* WORK TO COMPLETE
Reproduce exactly the lines below, from the first one through the line containing "temp_ticks = [2.0, 2.5, 3.0, 3.5, 4.0, 4.5, 5.0, 5.5, 6.0]", and omit any pictures.

* RECORDED DATA
-------
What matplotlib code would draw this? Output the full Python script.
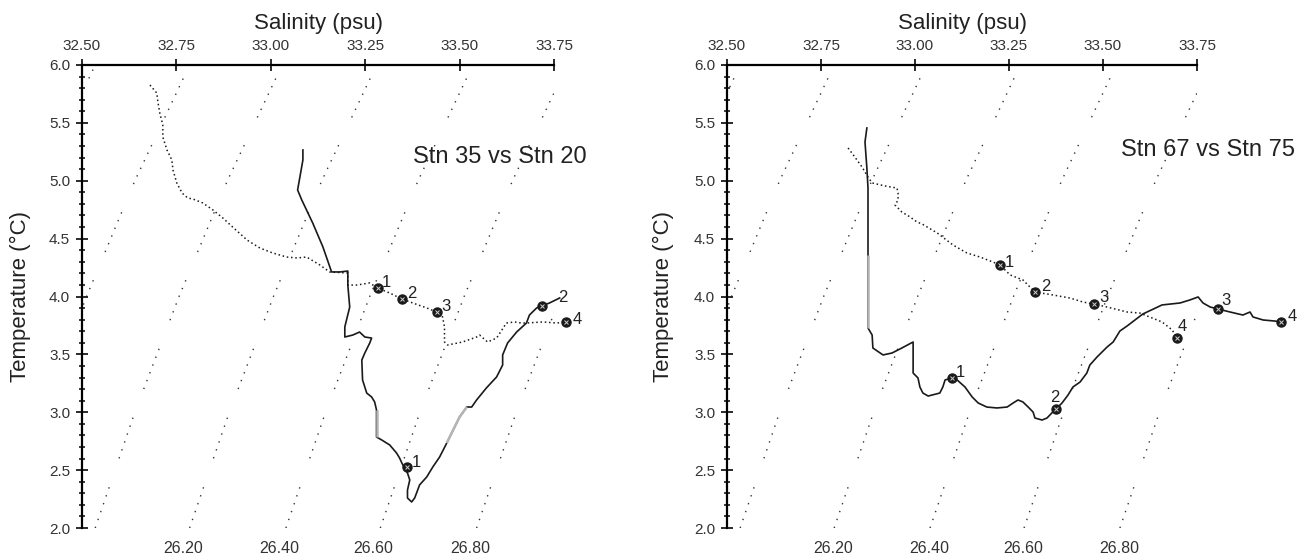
import matplotlib.pyplot as plt
from matplotlib.ticker import MultipleLocator
import numpy as np

plt.rcParams['font.family'] = ['Liberation Sans', 'DejaVu Sans']

# ---- isopycnals (sigma-t), salinity read at T = 2..6 degC ----
sig_levels = [25.6, 25.8, 26.0, 26.2, 26.4, 26.6, 26.8]
sig_temp = [2.0, 3.0, 4.0, 5.0, 6.0]
sig_sal = [
    [32.040, 32.145, 32.262, 32.390, 32.535],
    [32.290, 32.395, 32.512, 32.640, 32.785],
    [32.535, 32.640, 32.757, 32.885, 33.030],
    [32.785, 32.890, 33.007, 33.135, 33.280],
    [33.040, 33.145, 33.262, 33.390, 33.535],
    [33.290, 33.395, 33.512, 33.640, 33.785],
    [33.545, 33.650, 33.767, 33.895, 34.040],
]
sig_labels = ['26.20', '26.40', '26.60', '26.80']

sal_ticks = [32.50, 32.75, 33.00, 33.25, 33.50, 33.75]
temp_ticks = [2.0, 2.5, 3.0, 3.5, 4.0, 4.5, 5.0, 5.5, 6.0]

# ---- left panel: Stn 35 vs Stn 20 ----
l_solid_sal = [33.085, 33.085, 33.071, 33.082, 33.111, 33.138, 33.161, 33.183, 33.204, 33.204,
               33.209, 33.196, 33.196, 33.217, 33.235, 33.249, 33.267, 33.262, 33.249, 33.241,
               33.243, 33.254, 33.267, 33.275, 33.280, 33.280, 33.294, 33.315, 33.333, 33.341,
               33.347, 33.354, 33.362, 33.368, 33.362, 33.362, 33.373, 33.381, 33.386, 33.394,
               33.413, 33.429, 33.447, 33.466, 33.479, 33.500, 33.519, 33.532, 33.545, 33.571,
               33.598, 33.614, 33.614, 33.627, 33.651, 33.677, 33.685, 33.704, 33.717, 33.738,
               33.765]
l_solid_temp = [5.266, 5.179, 4.920, 4.834, 4.635, 4.428, 4.212, 4.212, 4.220, 4.099,
                3.909, 3.737, 3.650, 3.667, 3.693, 3.650, 3.641, 3.598, 3.512, 3.451,
                3.279, 3.166, 3.132, 3.089, 3.019, 2.786, 2.760, 2.717, 2.648, 2.605,
                2.562, 2.518, 2.475, 2.415, 2.328, 2.259, 2.225, 2.259, 2.302, 2.372,
                2.441, 2.527, 2.613, 2.734, 2.821, 2.959, 3.045, 3.045, 3.106, 3.210,
                3.305, 3.408, 3.495, 3.598, 3.693, 3.771, 3.840, 3.901, 3.918, 3.944,
                3.987]
l_solid_mark_sal = [33.360, 33.717]
l_solid_mark_temp = [2.527, 3.918]
l_solid_mark_lab = ['1', '2']

l_dot_sal = [32.680, 32.698, 32.701, 32.706, 32.714, 32.714, 32.725, 32.738, 32.741, 32.751,
             32.765, 32.780, 32.794, 32.820, 32.847, 32.873, 32.899, 32.937, 32.971, 33.005,
             33.042, 33.069, 33.095, 33.130, 33.156, 33.204, 33.204, 33.228, 33.262, 33.283,
             33.315, 33.347, 33.376, 33.413, 33.439, 33.455, 33.460, 33.460, 33.468, 33.508,
             33.545, 33.553, 33.574, 33.598, 33.624, 33.646, 33.664, 33.677, 33.720, 33.757,
             33.783]
l_dot_temp = [5.827, 5.758, 5.680, 5.585, 5.482, 5.378, 5.266, 5.179, 5.093, 4.981,
              4.894, 4.851, 4.842, 4.808, 4.747, 4.678, 4.600, 4.488, 4.419, 4.376,
              4.341, 4.333, 4.341, 4.272, 4.212, 4.203, 4.099, 4.099, 4.117, 4.073,
              4.030, 3.978, 3.944, 3.901, 3.866, 3.823, 3.737, 3.607, 3.581, 3.607,
              3.650, 3.667, 3.607, 3.641, 3.771, 3.780, 3.771, 3.771, 3.780, 3.771,
              3.780]
l_dot_mark_sal = [33.283, 33.347, 33.439, 33.783]
l_dot_mark_temp = [4.073, 3.978, 3.866, 3.780]
l_dot_mark_lab = ['1', '2', '3', '4']

# ---- right panel: Stn 67 vs Stn 75 ----
r_solid_sal = [32.872, 32.867, 32.872, 32.875, 32.875, 32.875, 32.875, 32.875, 32.886, 32.888,
               32.915, 32.939, 32.965, 32.995, 32.995, 32.995, 33.008, 33.013, 33.021, 33.035,
               33.066, 33.074, 33.080, 33.098, 33.112, 33.133, 33.152, 33.168, 33.191, 33.218,
               33.245, 33.261, 33.274, 33.287, 33.301, 33.314, 33.319, 33.338, 33.351, 33.364,
               33.375, 33.391, 33.407, 33.420, 33.439, 33.457, 33.465, 33.484, 33.511, 33.527,
               33.545, 33.564, 33.606, 33.657, 33.705, 33.731, 33.753, 33.766, 33.785, 33.806,
               33.838, 33.872, 33.891, 33.899, 33.926, 33.957, 33.973]
r_solid_temp = [5.456, 5.335, 5.110, 4.937, 4.704, 4.359, 4.056, 3.728, 3.667, 3.555,
                3.495, 3.512, 3.555, 3.607, 3.495, 3.339, 3.296, 3.218, 3.166, 3.140,
                3.166, 3.218, 3.279, 3.296, 3.279, 3.218, 3.132, 3.080, 3.045, 3.037,
                3.045, 3.080, 3.106, 3.089, 3.045, 3.002, 2.950, 2.933, 2.950, 2.994,
                3.028, 3.080, 3.149, 3.218, 3.261, 3.339, 3.408, 3.477, 3.564, 3.607,
                3.702, 3.745, 3.849, 3.927, 3.944, 3.970, 3.996, 3.944, 3.909, 3.892,
                3.866, 3.840, 3.866, 3.823, 3.797, 3.788, 3.780]
r_solid_mark_sal = [33.098, 33.375, 33.806, 33.973]
r_solid_mark_temp = [3.296, 3.028, 3.892, 3.780]
r_solid_mark_lab = ['1', '2', '3', '4']

r_dot_sal = [32.822, 32.840, 32.859, 32.875, 32.886, 32.920, 32.952, 32.955, 32.955, 32.947,
             32.965, 32.987, 33.005, 33.019, 33.059, 33.101, 33.138, 33.173, 33.207, 33.226,
             33.253, 33.287, 33.319, 33.367, 33.412, 33.447, 33.476, 33.511, 33.564, 33.598,
             33.644, 33.657, 33.684, 33.697]
r_dot_temp = [5.283, 5.205, 5.119, 5.032, 4.981, 4.955, 4.937, 4.894, 4.834, 4.790,
              4.730, 4.687, 4.644, 4.626, 4.549, 4.445, 4.376, 4.341, 4.298, 4.272,
              4.186, 4.143, 4.039, 4.013, 3.987, 3.952, 3.935, 3.909, 3.866, 3.857,
              3.797, 3.780, 3.711, 3.641]
r_dot_mark_sal = [33.226, 33.319, 33.476, 33.697]
r_dot_mark_temp = [4.272, 4.039, 3.935, 3.641]
r_dot_mark_lab = ['1', '2', '3', '4']

INK = '#1a1a1a'


def draw_markers(ax, xs, ys, labs, offsets):
    ax.plot(xs, ys, 'o', ms=6.5, mfc=INK, mec=INK, clip_on=False, zorder=5)
    ax.plot(xs, ys, 'x', ms=2.8, mec='#cfcfcf', mew=0.7, clip_on=False, zorder=6)
    for x, y, t, off in zip(xs, ys, labs, offsets):
        ax.annotate(t, (x, y), xytext=off, textcoords='offset points',
                    ha='center', va='center', fontsize=12, color='#222',
                    annotation_clip=False)


def faded(ax, sal, temp, i0, i1):
    # scanned-looking pale stretch of a cast
    ax.plot(sal[i0:i1 + 1], temp[i0:i1 + 1], color='#b5b5b5', lw=1.8,
            clip_on=False, zorder=4, solid_capstyle='butt')


def setup_panel(ax, label_shift, ylab_x):
    ax.set_xlim(32.5, 33.75)
    ax.set_ylim(2.0, 6.0)
    for s in ['right', 'bottom']:
        ax.spines[s].set_visible(False)
    ax.spines['top'].set_linewidth(1.6)
    ax.spines['left'].set_linewidth(1.6)

    ax.xaxis.tick_top()
    ax.set_xticks(sal_ticks)
    ax.set_xticklabels(['%.2f' % v for v in sal_ticks])
    ax.set_yticks(temp_ticks)
    ax.set_yticklabels(['%.1f' % v for v in temp_ticks])
    ax.yaxis.set_minor_locator(MultipleLocator(0.1))
    ax.tick_params(axis='x', which='major', direction='inout', length=9, width=1.3,
                   labelsize=11, pad=4, colors=INK, labelcolor='#333')
    ax.tick_params(axis='y', which='major', direction='inout', length=9, width=1.3,
                   labelsize=11, pad=4, colors=INK, labelcolor='#333')
    ax.tick_params(axis='y', which='minor', direction='inout', length=4, width=1.2, colors=INK)

    ax.xaxis.set_label_position('top')
    ax.set_xlabel('Salinity (psu)', fontsize=16, color='#222', labelpad=7)
    ax.set_ylabel('Temperature (\u00b0C)', fontsize=16, color='#222')
    ax.yaxis.set_label_coords(ylab_x, 0.5)

    # isopycnals
    for sal in sig_sal:
        ax.plot(sal, sig_temp, color='#333', lw=1.0,
                linestyle=(0, (1, 5, 1, 5, 1, 5, 1, 5, 1, 5, 1, 22)), zorder=1)
    for sal, lab in zip(sig_sal[3:], sig_labels):
        ax.text(sal[0] - label_shift, -0.045, lab, transform=ax.get_xaxis_transform(),
                ha='center', va='center', fontsize=11.5, color='#333')


fig = plt.figure(figsize=(13.14, 5.57), dpi=100)
axL = fig.add_axes([82 / 1314, 29 / 557, 472 / 1314, 463 / 557])
axR = fig.add_axes([727 / 1314, 29 / 557, 470 / 1314, 463 / 557])

# left panel
setup_panel(axL, 0.018, -0.108)
axL.plot(l_solid_sal, l_solid_temp, color=INK, lw=1.2, clip_on=False, zorder=3)
faded(axL, l_solid_sal, l_solid_temp, 24, 25)
faded(axL, l_solid_sal, l_solid_temp, 43, 46)
axL.plot(l_dot_sal, l_dot_temp, color=INK, lw=1.1, linestyle=(0, (1, 1.8)),
         clip_on=False, zorder=3)
draw_markers(axL, l_solid_mark_sal, l_solid_mark_temp, l_solid_mark_lab,
             [(7, 3), (15, 6)])
draw_markers(axL, l_dot_mark_sal, l_dot_mark_temp, l_dot_mark_lab,
             [(6, 4), (7, 4), (7, 4), (8, 2)])
axL.text(33.376, 5.205, 'Stn 35 vs Stn 20', fontsize=17, color='#222',
         ha='left', va='center', clip_on=False)

# right panel
setup_panel(axR, 0.002, -0.112)
axR.plot(r_solid_sal, r_solid_temp, color=INK, lw=1.2, clip_on=False, zorder=3)
faded(axR, r_solid_sal, r_solid_temp, 5, 7)
axR.plot(r_dot_sal, r_dot_temp, color=INK, lw=1.1, linestyle=(0, (1, 1.8)),
         clip_on=False, zorder=3)
draw_markers(axR, r_solid_mark_sal, r_solid_mark_temp, r_solid_mark_lab,
             [(6, 4), (-1, 8), (6, 6), (8, 4)])
draw_markers(axR, r_dot_mark_sal, r_dot_mark_temp, r_dot_mark_lab,
             [(7, 2), (8, 4), (7, 5), (4, 8)])
axR.text(33.548, 5.266, 'Stn 67 vs Stn 75', fontsize=17, color='#222',
         ha='left', va='center', clip_on=False)

fig.savefig('out.png', dpi=100)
-------
* SOLUTION TO THIS TASK
What matplotlib code would draw this? Output the full Python script.
import matplotlib.pyplot as plt
from matplotlib.ticker import MultipleLocator
import numpy as np

plt.rcParams['font.family'] = ['Liberation Sans', 'DejaVu Sans']

# ---- isopycnals (sigma-t), salinity read at T = 2..6 degC ----
sig_levels = [25.6, 25.8, 26.0, 26.2, 26.4, 26.6, 26.8]
sig_temp = [2.0, 3.0, 4.0, 5.0, 6.0]
sig_sal = [
    [32.040, 32.145, 32.262, 32.390, 32.535],
    [32.290, 32.395, 32.512, 32.640, 32.785],
    [32.535, 32.640, 32.757, 32.885, 33.030],
    [32.785, 32.890, 33.007, 33.135, 33.280],
    [33.040, 33.145, 33.262, 33.390, 33.535],
    [33.290, 33.395, 33.512, 33.640, 33.785],
    [33.545, 33.650, 33.767, 33.895, 34.040],
]
sig_labels = ['26.20', '26.40', '26.60', '26.80']

sal_ticks = [32.50, 32.75, 33.00, 33.25, 33.50, 33.75]
temp_ticks = [2.0, 2.5, 3.0, 3.5, 4.0, 4.5, 5.0, 5.5, 6.0]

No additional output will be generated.